Sarah Ross: The Seed Restorer

The Georgian works to perpetuate the South’s heirloom crops

Illustration: Barry Falls


The twelve-hundred-acre Wormsloe estate in Savannah, with its maritime oak and longleaf pine forests, has been held by nine generations of the same family since it was first established in the 1730s, as a plantation and an outpost to fend off Spanish invaders. But thanks to the work of Sarah Ross, the president of the Wormsloe Foundation and executive director of the University of Georgia Center for Research and Education at Wormsloe, today the estate supports an astonishing range of interdisciplinary research programs in ecology, environmental engineering, geography, hydrogeology, forestry, landscape design, historic preservation, habitat restoration, archaeology, organic gardening, and heirloom seed saving.

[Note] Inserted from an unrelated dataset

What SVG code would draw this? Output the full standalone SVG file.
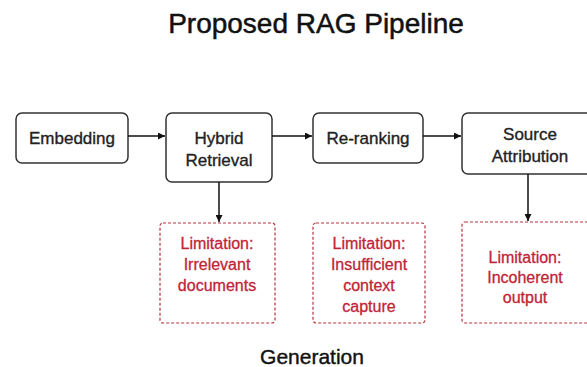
<svg xmlns="http://www.w3.org/2000/svg" width="587" height="367" viewBox="0 0 587 367">
  <defs>
    <marker id="arrow" viewBox="0 0 10 10" refX="10" refY="5" markerWidth="7" markerHeight="7" markerUnits="userSpaceOnUse" orient="auto">
      <path d="M0,0 L10,5 L0,10 z" fill="#111"/>
    </marker>
    <style>
      text { font-family: "Liberation Sans", Arial, Helvetica, sans-serif; text-anchor: middle; stroke-linejoin: round; }
      .title { font-size: 28px; fill: #111; stroke: #111; stroke-width: 0.5; }
      .step rect { fill: #fff; stroke: #333; stroke-width: 1.5; }
      .step text { font-size: 17px; fill: #222; stroke: #222; stroke-width: 0.35; }
      .limit rect { fill: #fff; stroke: #b3343f; stroke-width: 1.2; stroke-dasharray: 3 2; }
      .limit text { font-size: 16px; fill: #bf2438; stroke: #bf2438; stroke-width: 0.3; }
      .footer { font-size: 21px; fill: #111; stroke: #111; stroke-width: 0.4; }
      .edge { stroke: #111; stroke-width: 1.5; fill: none; marker-end: url(#arrow); }
    </style>
  </defs>

  <rect width="587" height="367" fill="#fff"/>

  <text class="title" x="316" y="33">Proposed RAG Pipeline</text>

  <g id="embedding" class="step">
    <rect x="16" y="113" width="112" height="50" rx="6"/>
    <text x="72" y="144">Embedding</text>
  </g>
  <g id="hybrid-retrieval" class="step">
    <rect x="166" y="113" width="106" height="69" rx="6"/>
    <text x="219" y="144">Hybrid</text>
    <text x="219" y="166">Retrieval</text>
  </g>
  <g id="re-ranking" class="step">
    <rect x="313" y="113" width="110" height="50" rx="6"/>
    <text x="368" y="144">Re-ranking</text>
  </g>
  <g id="source-attribution" class="step">
    <rect x="462" y="113" width="138" height="61" rx="6"/>
    <text x="530" y="140">Source</text>
    <text x="530" y="162">Attribution</text>
  </g>

  <g id="limit-irrelevant" class="limit">
    <rect x="160" y="223" width="115" height="100" rx="3"/>
    <text x="217" y="249">Limitation:</text>
    <text x="217" y="270">Irrelevant</text>
    <text x="217" y="291">documents</text>
  </g>
  <g id="limit-insufficient" class="limit">
    <rect x="313" y="223" width="112" height="100" rx="3"/>
    <text x="369" y="249">Limitation:</text>
    <text x="369" y="270">Insufficient</text>
    <text x="369" y="291">context</text>
    <text x="369" y="312">capture</text>
  </g>
  <g id="limit-incoherent" class="limit">
    <rect x="462" y="222" width="130" height="101" rx="3"/>
    <text x="525" y="263">Limitation:</text>
    <text x="525" y="283">Incoherent</text>
    <text x="525" y="303">output</text>
  </g>

  <g id="connectors">
    <line class="edge" x1="128" y1="136" x2="165" y2="136"/>
    <line class="edge" x1="272" y1="136" x2="312" y2="136"/>
    <line class="edge" x1="423" y1="136" x2="461" y2="136"/>
    <line class="edge" x1="219" y1="182" x2="219" y2="222"/>
    <line class="edge" x1="528" y1="174" x2="528" y2="221"/>
  </g>

  <text class="footer" x="312" y="364">Generation</text>
</svg>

Ross had already served as the director of education for the National Oceanic and Atmospheric Administration and the national education coordinator for the National Marine Sanctuary Program when Craig Barrow—the fourteenth Wormsloe owner, who lives on-site with his wife, Diana—tapped her in 2007 to both preserve and innovate at Wormsloe. So Ross got to work, turning an estate built on the backs of enslaved Africans into a place that gives back to the community through projects as diverse as excavating artifacts, measuring butterfly heart rates, and reseeding longleaf pines. But Wormsloe’s restoration of the South’s heirloom cultivars lies closest to her heart. Under the aegis of the nonprofit Social Roots, Ross has grown almost five hundred heirloom varieties of Southern vegetables at Wormsloe, some strains of which—such as Sonoran wheat and upland rice—had not been planted for more than a century. She gives all the seeds away, sharing them with chefs across the region, among others. Next year Ross, who is sixty-three, plans to take the seeds into schools across Georgia to teach children how to garden. “Our cuisine carries the heritage and history of Europe, Africa, Central and South America, even Asia,” she explains. “Our recipes and gardens are a map of our past and our future.”